An early start for a long and glum looking day, disembarking at Garforth at 8.45am, and after poking around the station, we set course east, passing through the council houses to finally get a close up look at St Mary's parish church, and we are soon into the unknown once across Ninelands Lane. Green Lane leads to East Garforth station and the only available footbridge across the railway, and once past the bus terminus, it's out of Garforth and onto a field walk shadowing the railway in its rough cutting and the driveway to the Sturton Grange distribution depot. Across the A656 Roman road, and onto a field causeway down to Micklefield, for only the briefest of visits before hitting the farm track that leads up to the bridge across the A1(M), and the changing quality of the soil becomes evident, less red and more chalky, as field track takes us down under the line to York and through the trees to the neat little valley of Newthorpe Beck, as this is a landscape where only small wrinkles make for a dramatic location. Onwards, out of West Yorkshire and into North, through the hamlet of Newthorpe, and along Gorse Lane before taking the shortcut via the foot-crossing over the line to Selby, and then across the fields to Whitecote Lane on a path that has recently been harrowed out of existence. Follow the lane to South Milford, with the distant and familiar trio of Power stations giving the location context, and the village looks both old-timey and commuter-ready, and seems a lot larger than I had expected.

Sunday, 8 March 2015

Cross Gates to Wetherby 07/03/15

14.6 miles, via Scholes, Thorner, Bardsey, East Keswick, Collingham and Linton.

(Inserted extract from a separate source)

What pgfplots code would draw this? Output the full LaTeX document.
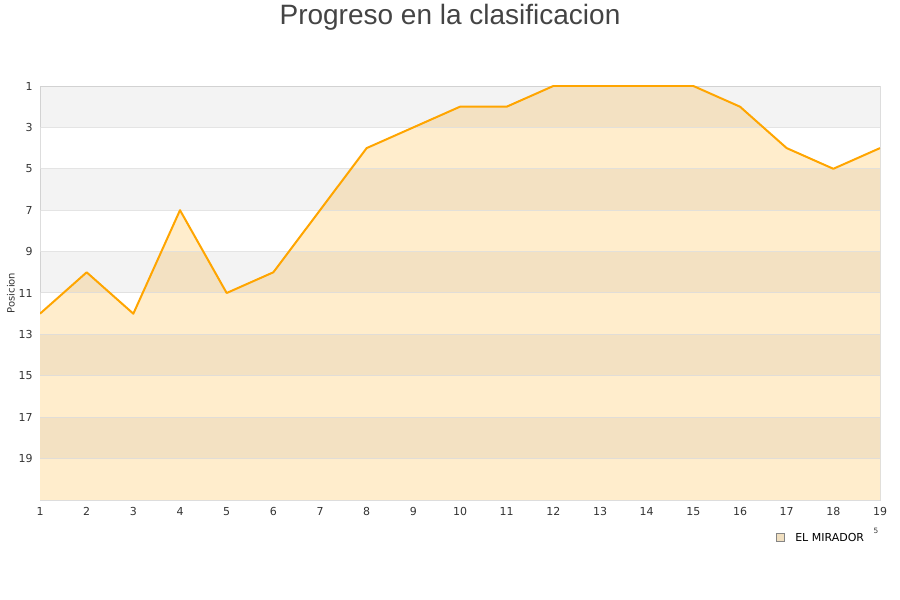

March means Serious Business has become a mantra of my walking career, and the late days of winter bring railway walking whilst the cover of foliage has yet to re-emerge, and our trail today will  take in the NER line from Cross Gates to Wetherby, active from 1879 to 1964 and another of those lines that I'm sure would prove useful in this corner of the county that feels just that bit isolated from the rest of it. Start out at 9am, heading down the alleyway that leads to Railway Street, which passes above the site of Cross Gates junction, meeting the formation at Austhorpe lane, but not being able to access it until Manston Lane, the cutting being initially choked with undergrowth but eventually opening up and being clearly well used despite the lack of access rights. The line then rises to an embankment behind the house of Cross Gates, as far as the missing Stanks Bridge, before open formation resumes pulling into the countryside and away from the back of Swarcliffe, another well trodden path without an ROW, eventually crossing Wood lane and getting more overgrown as it slides into Scholes. It's a relief to leave the trackbed at Scholes Lane, rising around the in situ station building, and shadowing the formation along The Approach and Nook Lane and out of this odd suburban village, not being able to rejoin the overgrown line at Stockeld lane, and walking on to the A64 York Road, where a lagoon has replaced the trackbed and so another detour is made around carpet warehouse before heading into the fields.

Sunday, 1 March 2015

Outwood to Knottingley 28/02/15

13.2 miles, via Stanley Ferry, Altofts, Normanton, North Featherstone and Pontefract.

Resuming the alternate route to the coast and my trail across Wakefield District, we depart the railway station at 9.00am, passing through these three combined villages of Outwood, Wrenthorpe and Stanley, along the residential streets of Ledger Lane, Bolus Lane and Ouchthorpe Lane before finally finding a field or two to traverse. This leads to a path on a former colliery line, indicating the passage of industry in the area before Normanton Golf course grew on the neighbouring fields, and a trek across and around that eventually leads us to the A642, and the road to Stanley Ferry, Ferry Lane, for my third visit to the marina and another crossing of the River Calder and Aire & Calder navigation. Hitting the rising Birkwood Road, which leads towards Altofts, offers unexpected views across the district and into the nearby city of Wakefield as it goes, and the settlement at the hilltop is much larger and mixed that I had expected, and a lot of it is seen as I make my way to Station Road to cross the railway line between Castleford and Wakefield, passing along the footpath that leads me right past the entrance to Normanton station, before entering the town itself. The Midland railway heritage is clearly visible in the town as I pass along High Street to eventually arrive by All Saints church and to meet a portion of the Wakefield Wheel cycling route, which offers a hard track among the extensive suburbs, before dropping onto a muddy track that shadows Sewerbridge Beck, passing alongside an industrial estate, before heading under the remains of another colliery branch line, crossing the A655 bypass road, and leading onto a field boundary walk over to Havertop Lane.